◆ Exercise task ◆
Nothing outside the range is to be copied. From the entries below, reproduce exactly the lines starting at the one with "Recreate this image" and ending at the one with "import * as d3 from 'd3';", without pictures.

◆ Input records ◆
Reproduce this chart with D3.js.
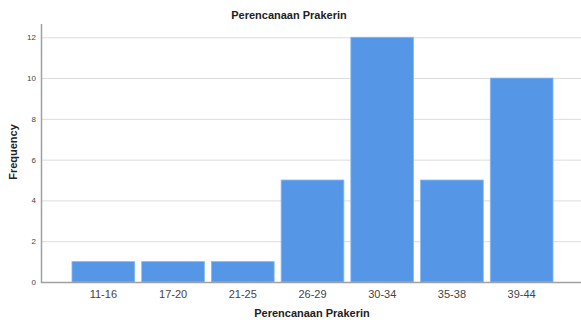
<!DOCTYPE html>
<html><head><meta charset="utf-8">
<script src="https://cdn.jsdelivr.net/npm/d3@7"></script>
<style>body{margin:0;background:#fff}svg{display:block}text{font-family:"Liberation Sans",Arial,sans-serif}</style>
</head><body><svg id="c" width="581" height="320"></svg>
<script>
const categories = ["11-16","17-20","21-25","26-29","30-34","35-38","39-44"];
const frequency = [1,1,1,5,12,5,10];
const yTicks = [0,2,4,6,8,10,12];
const title = "Perencanaan Prakerin";
const xTitle = "Perencanaan Prakerin";
const yTitle = "Frequency";

const svg = d3.select("#c");
const mLeft = 41, mRight = 581, mTop = 24, mBottom = 282;
const x = d3.scaleBand().domain(categories).range([68.5, 556.5]).paddingInner(0.1).paddingOuter(0.05);
const y = d3.scaleLinear().domain([0, 12.65]).range([mBottom, mTop]);

// gridlines
svg.append("g").selectAll("line").data(yTicks.filter(d=>d>0)).join("line")
  .attr("x1", mLeft).attr("x2", mRight).attr("y1", d=>y(d)+0.5).attr("y2", d=>y(d)+0.5)
  .attr("stroke", "#dcdcdc").attr("stroke-width", 1);

// bars
svg.append("g").selectAll("rect").data(categories).join("rect")
  .attr("x", (d)=>x(d)).attr("width", x.bandwidth())
  .attr("y", (d,i)=>y(frequency[i])).attr("height", (d,i)=>y(0)-y(frequency[i]))
  .attr("fill", "#5596e6").attr("stroke", "#8ab8f0").attr("stroke-width", 0.8);

// axes
const yAxis = d3.axisLeft(y).tickValues(yTicks).tickSize(0).tickPadding(5);
const gy = svg.append("g").attr("transform", `translate(${mLeft},0)`).call(yAxis);
gy.select(".domain").remove();
gy.selectAll("text").attr("font-size", 8).attr("fill", "#444").attr("font-family", "Liberation Sans, Arial, sans-serif");
svg.append("line").attr("x1", mLeft+0.5).attr("x2", mLeft+0.5).attr("y1", mTop).attr("y2", mBottom+1).attr("stroke", "#a0a0a0").attr("stroke-width", 1.5);
svg.append("line").attr("x1", mLeft).attr("x2", mRight).attr("y1", mBottom+0.5).attr("y2", mBottom+0.5).attr("stroke", "#a0a0a0").attr("stroke-width", 1.5);

const xAxis = d3.axisBottom(x).tickSize(0).tickPadding(8);
const gx = svg.append("g").attr("transform", `translate(0,${mBottom})`).call(xAxis);
gx.select(".domain").remove();
gx.selectAll("text").attr("font-size", 11).attr("fill", "#444").attr("font-family", "Liberation Sans, Arial, sans-serif");

svg.append("text").attr("x", 289).attr("y", 19).attr("text-anchor", "middle")
  .attr("font-size", 11).attr("font-weight", "bold").attr("fill", "#222").text(title);
svg.append("text").attr("x", 312).attr("y", 317).attr("text-anchor", "middle")
  .attr("font-size", 11).attr("font-weight", "bold").attr("fill", "#222").text(xTitle);
svg.append("text").attr("transform", "translate(17,152) rotate(-90)").attr("text-anchor", "middle")
  .attr("font-size", 11).attr("font-weight", "bold").attr("fill", "#222").text(yTitle);
</script></body></html>
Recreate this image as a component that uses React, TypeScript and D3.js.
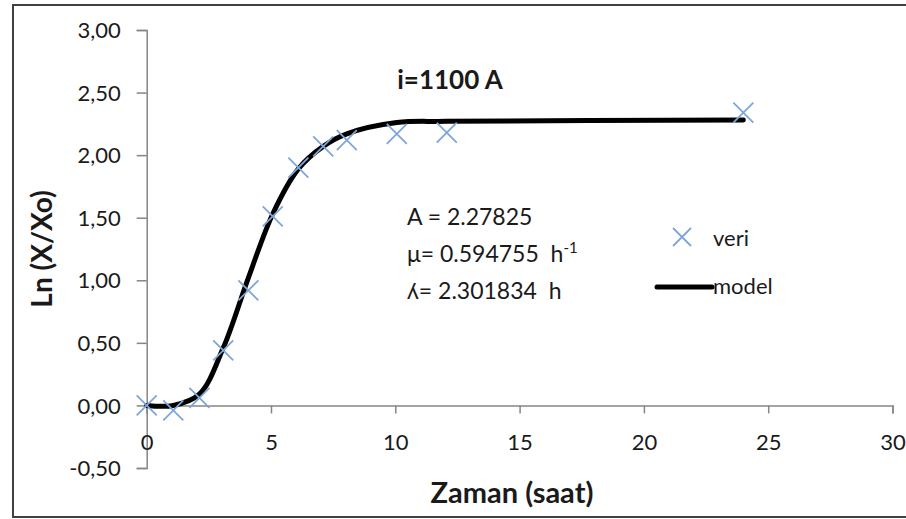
import React, { useEffect, useRef } from 'react';
import * as d3 from 'd3';

// measured data (veri)
const veriX = [0, 1.07, 2.12, 3.08, 4.09, 5.07, 6.1, 7.1, 8.05, 10.06, 12.07, 24.0];
const veriY = [0, -0.04, 0.06, 0.44, 0.92, 1.51, 1.9, 2.07, 2.12, 2.17, 2.18, 2.34];
// fitted model line, read at the same times
const modelY = [0, 0.0, 0.09, 0.46, 1.02, 1.53, 1.89, 2.07, 2.17, 2.26, 2.27, 2.28];

const xTicks = [0, 5, 10, 15, 20, 25, 30];
const yTicks = [-0.5, 0, 0.5, 1, 1.5, 2, 2.5, 3];
const paramLines = ['A = 2.27825', 'μ= 0.594755\u00a0\u00a0h', 'ʎ= 2.301834\u00a0\u00a0h'];

const W = 906;
const H = 519;
const FONT = 'Lato, "Open Sans", sans-serif';
const INK = '#1a1a1a';

export default function App() {
  const ref = useRef<SVGSVGElement>(null);

  useEffect(() => {
    const svg = d3.select(ref.current);
    svg.selectAll('*').remove();

    svg.append('rect').attr('width', W).attr('height', H).attr('fill', '#fff');
    // chart frame
    svg.append('rect')
      .attr('x', 13).attr('y', 5)
      .attr('width', W + 20).attr('height', 512)
      .attr('fill', 'none').attr('stroke', '#404040').attr('stroke-width', 2);

    const x = d3.scaleLinear().domain([0, 30]).range([146.7, 892.5]);
    const y = d3.scaleLinear().domain([-0.5, 3]).range([468, 30]);

    // y axis
    const yAxis = d3.axisLeft(y).tickValues(yTicks).tickSize(10)
      .tickFormat((d) => (d as number).toFixed(2).replace('.', ','));
    const gy = svg.append('g').attr('transform', `translate(${x(0)},0)`).call(yAxis);
    gy.select('.domain').attr('stroke', '#868686').attr('stroke-width', 1.5);
    gy.selectAll('.tick line').attr('stroke', '#868686').attr('stroke-width', 1.5);
    gy.selectAll('.tick text')
      .attr('x', -26).attr('dy', '0.35em')
      .style('font-family', FONT).style('font-size', '22px').attr('fill', INK);

    // x axis at y = 0
    const xAxis = d3.axisBottom(x).tickValues(xTicks).tickSize(8).tickFormat(d3.format('d'));
    const gx = svg.append('g').attr('transform', `translate(0,${y(0)})`).call(xAxis);
    gx.select('.domain').attr('stroke', '#868686').attr('stroke-width', 1.5);
    gx.selectAll('.tick line').attr('stroke', '#868686').attr('stroke-width', 1.5);
    gx.selectAll('.tick text')
      .attr('y', 29)
      .style('font-family', FONT).style('font-size', '22px').attr('fill', INK);

    // model line
    const line = d3.line<number>()
      .x((_, i) => x(veriX[i]))
      .y((d) => y(d))
      .curve(d3.curveCatmullRom.alpha(0.5));
    svg.append('path')
      .datum(modelY)
      .attr('d', line)
      .attr('fill', 'none')
      .attr('stroke', '#000')
      .attr('stroke-width', 5)
      .attr('stroke-linecap', 'round');

    // data markers
    const s = 10;
    const marks = svg.append('g').attr('stroke', '#7ea6d8').attr('stroke-width', 1.8);
    veriX.forEach((vx, i) => {
      const cx = x(vx);
      const cy = y(veriY[i]);
      marks.append('path').attr('d', `M${cx - s},${cy - s}L${cx + s},${cy + s}M${cx - s},${cy + s}L${cx + s},${cy - s}`);
    });

    // title
    svg.append('text')
      .attr('x', 450).attr('y', 89)
      .attr('text-anchor', 'middle')
      .style('font-family', FONT).style('font-size', '26px').style('font-weight', 'bold')
      .attr('fill', INK)
      .text('i=1100 A');

    // parameters
    const params = svg.append('g')
      .style('font-family', FONT).style('font-size', '23px').attr('fill', INK);
    params.append('text').attr('x', 407).attr('y', 225).text(paramLines[0]);
    const mu = params.append('text').attr('x', 407).attr('y', 262).text(paramLines[1]);
    mu.append('tspan').attr('dy', -9).style('font-size', '15px').text('-1');
    params.append('text').attr('x', 407).attr('y', 299).text(paramLines[2]);

    // legend
    const lx = 682;
    const ly = 237;
    marks.append('path').attr('d', `M${lx - 9},${ly - 9}L${lx + 9},${ly + 9}M${lx - 9},${ly + 9}L${lx + 9},${ly - 9}`);
    svg.append('text').attr('x', 713).attr('y', 246)
      .style('font-family', FONT).style('font-size', '22px').attr('fill', INK).text('veri');
    svg.append('line')
      .attr('x1', 657).attr('x2', 712).attr('y1', 287).attr('y2', 287)
      .attr('stroke', '#000').attr('stroke-width', 5).attr('stroke-linecap', 'round');
    svg.append('text').attr('x', 713).attr('y', 294)
      .style('font-family', FONT).style('font-size', '22px').attr('fill', INK).text('model');

    // axis titles
    svg.append('text')
      .attr('transform', 'translate(52,249) rotate(-90)')
      .attr('text-anchor', 'middle')
      .style('font-family', FONT).style('font-size', '28px').style('font-weight', 'bold')
      .attr('fill', INK)
      .text('Ln (X/Xo)');
    svg.append('text')
      .attr('x', 512).attr('y', 503)
      .attr('text-anchor', 'middle')
      .style('font-family', FONT).style('font-size', '29px').style('font-weight', 'bold')
      .attr('fill', INK)
      .text('Zaman (saat)');
  }, []);

  return (
    <svg ref={ref} width={W} height={H}
      style={{ position: 'absolute', left: 0, top: 0, display: 'block' }} />
  );
}
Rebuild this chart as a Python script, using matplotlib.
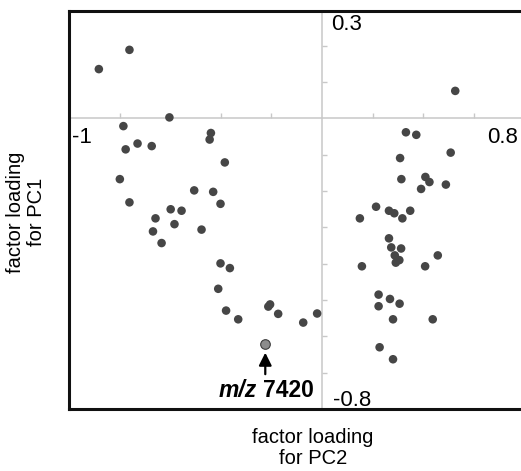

◆ Task output ◆
Recreate this image as a component that uses React, TypeScript and D3.js.
import React, { useEffect, useRef } from 'react';
import * as d3 from 'd3';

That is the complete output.